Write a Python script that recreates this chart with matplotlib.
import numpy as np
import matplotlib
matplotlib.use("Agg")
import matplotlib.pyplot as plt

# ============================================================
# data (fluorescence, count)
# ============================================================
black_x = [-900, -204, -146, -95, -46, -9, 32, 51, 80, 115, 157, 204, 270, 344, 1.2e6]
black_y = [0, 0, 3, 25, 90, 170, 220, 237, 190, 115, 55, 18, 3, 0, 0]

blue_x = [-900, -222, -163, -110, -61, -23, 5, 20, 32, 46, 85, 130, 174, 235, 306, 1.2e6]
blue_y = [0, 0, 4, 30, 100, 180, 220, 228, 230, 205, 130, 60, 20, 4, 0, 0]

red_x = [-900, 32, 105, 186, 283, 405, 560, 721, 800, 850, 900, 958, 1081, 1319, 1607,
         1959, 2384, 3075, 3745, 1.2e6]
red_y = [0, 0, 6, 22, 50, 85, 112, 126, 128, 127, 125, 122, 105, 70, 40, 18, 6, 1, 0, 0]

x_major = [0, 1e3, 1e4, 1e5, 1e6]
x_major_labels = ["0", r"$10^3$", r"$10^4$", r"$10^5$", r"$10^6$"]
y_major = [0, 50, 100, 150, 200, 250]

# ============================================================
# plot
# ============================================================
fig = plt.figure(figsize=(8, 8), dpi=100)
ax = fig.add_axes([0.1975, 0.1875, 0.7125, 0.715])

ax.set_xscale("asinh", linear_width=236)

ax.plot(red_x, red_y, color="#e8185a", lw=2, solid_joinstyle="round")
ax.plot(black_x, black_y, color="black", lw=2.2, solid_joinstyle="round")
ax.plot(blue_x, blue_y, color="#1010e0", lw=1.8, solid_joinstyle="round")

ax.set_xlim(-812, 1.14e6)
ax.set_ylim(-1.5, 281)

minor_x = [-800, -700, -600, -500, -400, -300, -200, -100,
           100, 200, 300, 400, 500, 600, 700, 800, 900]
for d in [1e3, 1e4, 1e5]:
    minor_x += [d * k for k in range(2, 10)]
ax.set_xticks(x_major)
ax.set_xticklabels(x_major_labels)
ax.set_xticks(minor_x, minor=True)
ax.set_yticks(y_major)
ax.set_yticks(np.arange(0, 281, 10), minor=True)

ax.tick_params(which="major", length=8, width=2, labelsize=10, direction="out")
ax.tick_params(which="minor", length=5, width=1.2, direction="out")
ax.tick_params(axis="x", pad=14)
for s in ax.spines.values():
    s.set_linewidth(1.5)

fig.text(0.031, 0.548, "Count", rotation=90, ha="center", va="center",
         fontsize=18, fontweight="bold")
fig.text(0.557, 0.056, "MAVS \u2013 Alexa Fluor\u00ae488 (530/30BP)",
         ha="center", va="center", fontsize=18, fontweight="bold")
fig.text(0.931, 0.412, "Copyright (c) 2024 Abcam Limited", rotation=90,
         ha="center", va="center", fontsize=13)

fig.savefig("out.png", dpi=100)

_ _ _ _ _ _ _

WHAT IS REQUIRED -
Repeat, exactly and only, the lines from the beginning of the material through the line that contains "18, 3, 0, 0]".

REPLY TO THE TASK -
Write a Python script that recreates this chart with matplotlib.
import numpy as np
import matplotlib
matplotlib.use("Agg")
import matplotlib.pyplot as plt

# ============================================================
# data (fluorescence, count)
# ============================================================
black_x = [-900, -204, -146, -95, -46, -9, 32, 51, 80, 115, 157, 204, 270, 344, 1.2e6]
black_y = [0, 0, 3, 25, 90, 170, 220, 237, 190, 115, 55, 18, 3, 0, 0]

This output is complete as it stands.